The use of pepper gas and resulting deaths rocked the assembly and the opposition party, the People’s Democratic Party, staged a walkout on 11 March. The Jammu & Kashmir State Human Rights Commission castigated the police and state. In its order, it said the “state is duty-bound under constitution and law to protect the lives of the citizens and in no case are at liberty or have license to adopt such measures which would endanger the health of its subject in the name of maintaining law and order.”
On 21 March, Amnesty International told the government to suspend the use of pepper spray grenades until rigorous independent investigations have been carried out to assess its effect. It has also asked for a proper investigation into the cause of deaths of the three persons. Shashikumar Velath, programme director of Amnesty International India, said the J&K government and police departments have clearly not established any guidelines for monitoring the use of this gas and it is yet another example of “unregulated and excessive use of force by police in J&K.”
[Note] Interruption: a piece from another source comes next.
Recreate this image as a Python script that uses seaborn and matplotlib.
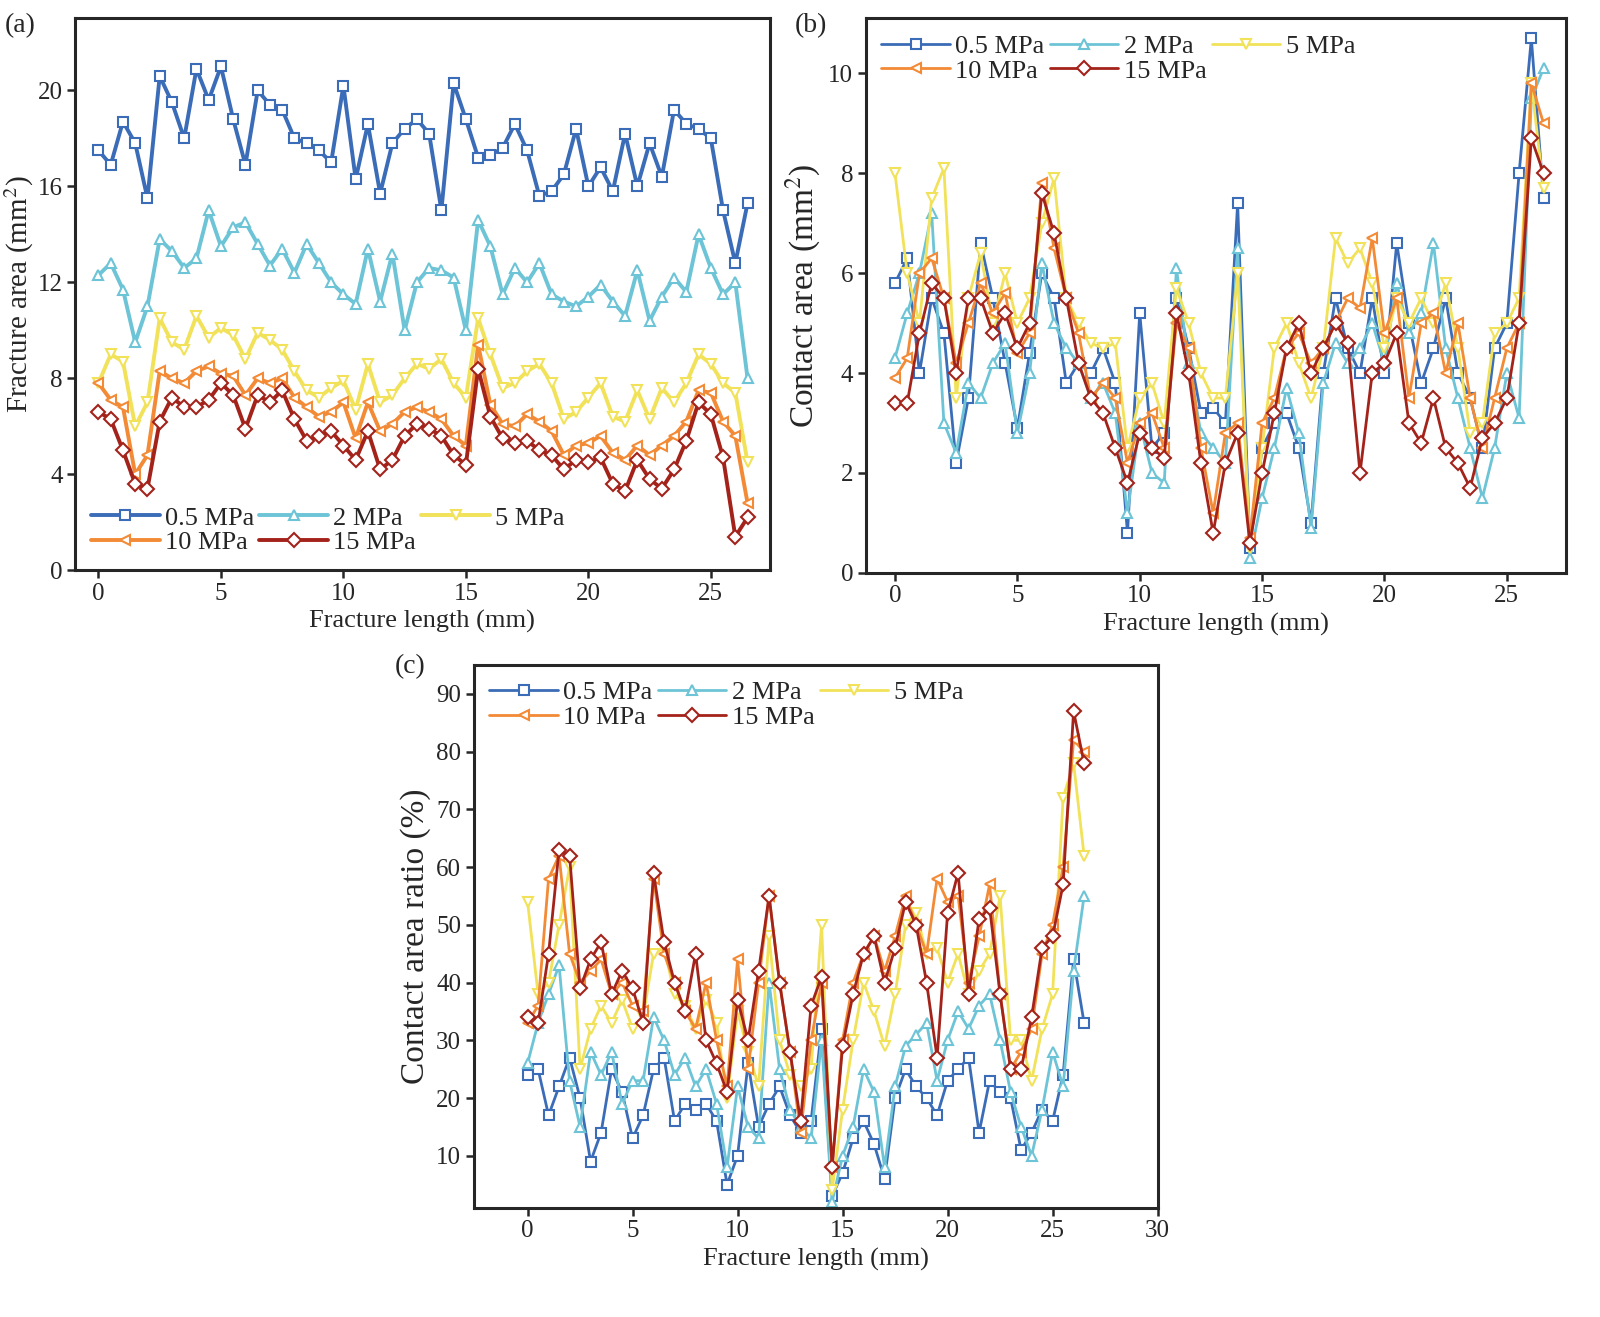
import numpy as np
import pandas as pd
import seaborn as sns
import matplotlib.pyplot as plt

sns.set_theme(style='ticks')
plt.rcParams['font.family'] = ['Liberation Serif', 'DejaVu Serif']
plt.rcParams['mathtext.fontset'] = 'stix'

# fracture length, mm (sample every 0.5 mm)
length_mm = np.arange(54) * 0.5
pressures = ['0.5 MPa', '2 MPa', '5 MPa', '10 MPa', '15 MPa']

# (a) fracture area, mm^2
frac_05 = [17.5, 16.9, 18.7, 17.8, 15.5, 20.6, 19.5, 18.0, 20.9, 19.6, 21.0, 18.8, 16.9, 20.0, 19.4, 19.2, 18.0, 17.8,
           17.5, 17.0, 20.2, 16.3, 18.6, 15.7, 17.8, 18.4, 18.8, 18.2, 15.0, 20.3, 18.8, 17.2, 17.3, 17.6, 18.6, 17.5,
           15.6, 15.8, 16.5, 18.4, 16.0, 16.8, 15.8, 18.2, 16.0, 17.8, 16.4, 19.2, 18.6, 18.4, 18.0, 15.0, 12.8, 15.3]
frac_2 = [12.3, 12.8, 11.7, 9.5, 11.0, 13.8, 13.3, 12.6, 13.0, 15.0, 13.5, 14.3, 14.5, 13.6, 12.7, 13.4, 12.4, 13.6,
          12.8, 12.0, 11.5, 11.1, 13.4, 11.2, 13.2, 10.0, 12.0, 12.6, 12.5, 12.2, 10.0, 14.6, 13.5, 11.5, 12.6, 12.0,
          12.8, 11.5, 11.2, 11.0, 11.4, 11.9, 11.2, 10.6, 12.5, 10.4, 11.4, 12.2, 11.6, 14.0, 12.6, 11.5, 12.0, 8.0]
frac_5 = [7.8, 9.0, 8.7, 6.0, 7.0, 10.5, 9.5, 9.2, 10.6, 9.7, 10.1, 9.8, 8.8, 9.9, 9.6, 9.2, 8.3, 7.5,
          7.2, 7.6, 7.9, 6.7, 8.6, 7.0, 7.3, 8.0, 8.6, 8.4, 8.8, 7.8, 7.2, 10.5, 9.0, 7.6, 7.8, 8.3,
          8.6, 7.8, 6.3, 6.6, 7.2, 7.8, 6.4, 6.2, 7.5, 6.3, 7.6, 7.0, 7.8, 9.0, 8.6, 7.8, 7.4, 4.5]
frac_10 = [7.8, 7.1, 6.8, 4.0, 4.8, 8.3, 8.0, 7.8, 8.3, 8.5, 8.2, 8.1, 7.3, 8.0, 7.8, 8.0, 7.2, 6.8,
           6.4, 6.6, 7.0, 5.5, 7.0, 5.8, 6.1, 6.6, 6.8, 6.6, 6.3, 5.6, 5.2, 9.4, 6.9, 6.1, 6.0, 6.5,
           6.2, 5.8, 4.8, 5.2, 5.3, 5.6, 4.9, 4.6, 5.2, 4.8, 5.2, 5.6, 6.2, 7.5, 7.4, 6.2, 5.6, 2.8]
frac_15 = [6.6, 6.3, 5.0, 3.6, 3.4, 6.2, 7.2, 6.8, 6.8, 7.1, 7.8, 7.3, 5.9, 7.3, 7.0, 7.5, 6.3, 5.4,
           5.6, 5.8, 5.2, 4.6, 5.8, 4.2, 4.6, 5.6, 6.1, 5.9, 5.6, 4.8, 4.4, 8.4, 6.4, 5.5, 5.3, 5.4,
           5.0, 4.8, 4.2, 4.6, 4.5, 4.7, 3.6, 3.3, 4.6, 3.8, 3.4, 4.2, 5.4, 7.0, 6.5, 4.7, 1.4, 2.2]

# (b) contact area, mm^2
cont_05 = [5.8, 6.3, 4.0, 5.5, 4.8, 2.2, 3.5, 6.6, 5.5, 4.2, 2.9, 4.4, 6.0, 5.5, 3.8, 4.2, 4.0, 4.5,
           3.8, 0.8, 5.2, 2.5, 2.8, 5.5, 4.5, 3.2, 3.3, 3.0, 7.4, 0.5, 2.5, 3.0, 3.2, 2.5, 1.0, 4.0,
           5.5, 4.5, 4.0, 5.5, 4.0, 6.6, 5.0, 3.8, 4.5, 5.5, 4.0, 3.5, 2.5, 4.5, 5.0, 8.0, 10.7, 7.5]
cont_2 = [4.3, 5.2, 6.0, 7.2, 3.0, 2.4, 3.8, 3.5, 4.2, 4.6, 2.8, 4.0, 6.2, 5.0, 4.5, 4.2, 3.5, 3.8,
          3.2, 1.2, 3.0, 2.0, 1.8, 6.1, 4.2, 2.8, 2.5, 2.2, 6.5, 0.3, 1.5, 2.5, 3.7, 2.8, 0.9, 3.8,
          4.6, 4.2, 4.5, 5.0, 4.2, 5.8, 4.8, 5.2, 6.6, 4.5, 3.5, 2.5, 1.5, 2.5, 4.0, 3.1, 9.5, 10.1]
cont_5 = [8.0, 6.0, 5.0, 7.5, 8.1, 3.5, 5.5, 6.4, 5.0, 6.0, 5.0, 5.5, 7.0, 7.9, 5.5, 5.0, 4.6, 4.5,
          4.6, 2.5, 3.5, 3.8, 3.0, 5.7, 5.0, 4.0, 3.5, 3.5, 6.0, 0.5, 2.5, 4.5, 5.0, 4.2, 3.5, 4.5,
          6.7, 6.2, 6.5, 5.8, 4.5, 5.5, 5.0, 5.5, 5.0, 5.8, 4.5, 2.8, 3.0, 4.8, 5.0, 5.5, 9.8, 7.7]
cont_10 = [3.9, 4.3, 6.0, 6.3, 5.5, 4.2, 5.0, 5.8, 5.2, 5.6, 4.4, 4.8, 7.8, 6.5, 5.5, 4.8, 3.5, 3.8,
           3.5, 2.2, 3.0, 3.2, 2.5, 5.0, 4.5, 2.5, 1.2, 2.8, 3.0, 0.7, 3.0, 3.5, 4.5, 4.8, 4.2, 4.5,
           5.0, 5.5, 5.3, 6.7, 4.8, 5.5, 3.5, 5.0, 5.2, 4.0, 5.0, 3.5, 2.5, 3.5, 4.5, 5.0, 9.8, 9.0]
cont_15 = [3.4, 3.4, 4.8, 5.8, 5.5, 4.0, 5.5, 5.5, 4.8, 5.2, 4.5, 5.0, 7.6, 6.8, 5.5, 4.2, 3.5, 3.2,
           2.5, 1.8, 2.8, 2.5, 2.3, 5.2, 4.0, 2.2, 0.8, 2.2, 2.8, 0.6, 2.0, 3.2, 4.5, 5.0, 4.0, 4.5,
           5.0, 4.6, 2.0, 4.0, 4.2, 4.8, 3.0, 2.6, 3.5, 2.5, 2.2, 1.7, 2.7, 3.0, 3.5, 5.0, 8.7, 8.0]

# (c) contact area ratio, %
ratio_05 = [24, 25, 17, 22, 27, 20, 9, 14, 25, 21, 13, 17, 25, 27, 16, 19, 18, 19,
            16, 5, 10, 26, 15, 19, 22, 17, 14, 16, 32, 3, 7, 13, 16, 12, 6, 20,
            25, 22, 20, 17, 23, 25, 27, 14, 23, 21, 20, 11, 14, 18, 16, 24, 44, 33]
ratio_2 = [26, 33, 38, 43, 23, 15, 28, 24, 28, 19, 23, 23, 34, 30, 24, 27, 22, 25,
           19, 8, 22, 15, 13, 40, 25, 18, 15, 13, 30, 2, 10, 15, 25, 21, 8, 22,
           29, 31, 33, 23, 30, 35, 32, 36, 38, 30, 21, 15, 10, 18, 28, 22, 42, 55]
ratio_5 = [54, 38, 40, 50, 60, 25, 32, 36, 33, 37, 32, 34, 45, 46, 38, 36, 32, 37,
           33, 20, 35, 28, 22, 48, 30, 24, 22, 25, 50, 4, 18, 30, 40, 35, 29, 38,
           50, 52, 45, 46, 40, 45, 38, 42, 45, 55, 30, 30, 23, 32, 38, 72, 78, 62]
ratio_10 = [33, 36, 58, 62, 45, 40, 42, 44, 38, 40, 36, 35, 58, 45, 40, 35, 32, 40,
            30, 22, 44, 25, 40, 55, 40, 28, 14, 30, 40, 8, 30, 40, 45, 48, 42, 48,
            55, 50, 45, 58, 54, 55, 40, 48, 57, 38, 25, 28, 32, 45, 50, 60, 82, 80]
ratio_15 = [34, 33, 45, 63, 62, 39, 44, 47, 38, 42, 39, 33, 59, 47, 40, 35, 45, 30,
            26, 21, 37, 30, 42, 55, 40, 28, 16, 36, 41, 8, 29, 38, 45, 48, 40, 46,
            54, 50, 40, 27, 52, 59, 38, 51, 53, 38, 25, 25, 34, 46, 48, 57, 87, 78]

colors = ['#3b6cb7', '#6cc4d6', '#f1e25a', '#f28a36', '#a3231b']
markers = ['s', '^', 'v', '<', 'D']


def draw(ax, series, lw, ms, loc):
    df = pd.concat([pd.DataFrame({'x': length_mm, 'y': s, 'p': p}) for s, p in zip(series, pressures)])
    for p, c, m in zip(pressures, colors, markers):
        sub = df[df['p'] == p]
        sns.lineplot(data=sub, x='x', y='y', ax=ax, color=c, lw=lw, marker=m, markersize=ms,
                     markerfacecolor='white', markeredgecolor=c, markeredgewidth=1.5, label=p)
    for s in ax.spines.values():
        s.set_linewidth(2.2)
    ax.tick_params(labelsize=18, width=1.8, length=6, direction='out', pad=3)
    ax.set_xlabel('Fracture length (mm)', fontsize=19)
    # row-wise legend: 0.5, 2, 5 / 10, 15
    h, l = ax.get_legend_handles_labels()
    order = [0, 3, 1, 4, 2]
    ax.legend([h[i] for i in order], [l[i] for i in order], loc=loc, ncol=3, frameon=False,
              fontsize=19, handlelength=2.6, columnspacing=0.2, handletextpad=0.2,
              labelspacing=0.05, borderaxespad=0.2)


fig = plt.figure(figsize=(16, 13.17), dpi=100)
ax_a = fig.add_axes([0.047, 0.567, 0.434, 0.419])
ax_b = fig.add_axes([0.541, 0.565, 0.4375, 0.421])
ax_c = fig.add_axes([0.296, 0.083, 0.4275, 0.412])

draw(ax_a, [frac_05, frac_2, frac_5, frac_10, frac_15], 2.8, 7, 'lower left')
ax_a.set_xlim(-0.95, 27.4)
ax_a.set_ylim(0, 23)
ax_a.set_yticks([0, 4, 8, 12, 16, 20])
ax_a.set_ylabel('Fracture area (mm$^2$)', fontsize=21, labelpad=1)

draw(ax_b, [cont_05, cont_2, cont_5, cont_10, cont_15], 2.0, 7, 'upper left')
ax_b.set_xlim(-1.2, 27.4)
ax_b.set_ylim(0, 11.1)
ax_b.set_yticks([0, 2, 4, 6, 8, 10])
ax_b.set_ylabel('Contact area (mm$^2$)', fontsize=24)

draw(ax_c, [ratio_05, ratio_2, ratio_5, ratio_10, ratio_15], 2.0, 7, 'upper left')
ax_c.set_xlim(-2.57, 30)
ax_c.set_ylim(1, 95)
ax_c.set_yticks(range(10, 91, 10))
ax_c.set_ylabel('Contact area ratio (%)', fontsize=24)

fig.text(0.003, 0.99, '(a)', fontsize=20, va='top')
fig.text(0.497, 0.99, '(b)', fontsize=20, va='top')
fig.text(0.247, 0.503, '(c)', fontsize=20, va='top')

plt.savefig('out.png', dpi=100)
Use of pepper sprays is permissible in India and it has been marketed as an effective means of self defence, but it was the Defence Research and Development Organisation (DRDO) that in 2008 announced it would begin work on its use as a non-lethal weapon against terrorists. Scientists told the media that they would be using Bhut Jholakia, a chilly grown in the North East, that is recognised as one of the world’s hottest chillies. India’s Defence Research Laboratory rates it as having 855,000 heat units on the Scoville range (which makes it 400 times hotter than Tabasco sauce). These scorching chillies are used to make tear-gas like grenades. On ignition the oleoresin or thick, oily liquid which is absorbed in a composition reacts to liberate heat which evaporates and releases irritants in the atmosphere along with smoke.
The DRDO went ahead with its plans for such weapons even though Amnesty International and other organisations had declared that use of pepper sprays against peaceful protesters was “cruel, inhuman and degrading treatment.” It described the severity of its effects as “tantamount to torture.” Its use has been rejected in the United Kingdom because of potential carcinogenic properties.
In May 2011, according to a report in India Today, the Central Reserve Police Force (CRPF) placed an order for as many as 10,000 chilli grenades at a whopping cost of Rs 1.51 crore to be deployed in Kashmir to disperse mobs. Besides the CRPF, the UP state police last year applied to the ministry of home affairs to purchase these pepper grenades which had not yet been tested. Kashmir is the first state in India where these untested grenades are currently being deployed. Interestingly whilst defence personnel and the DRDO have on various blogs and websites held discussions on its efficacy for crowd control, there has been little evaluation of its lethal effects and the fact that its use on unarmed civilian populations is considered a transgression of human rights in many other parts of the world.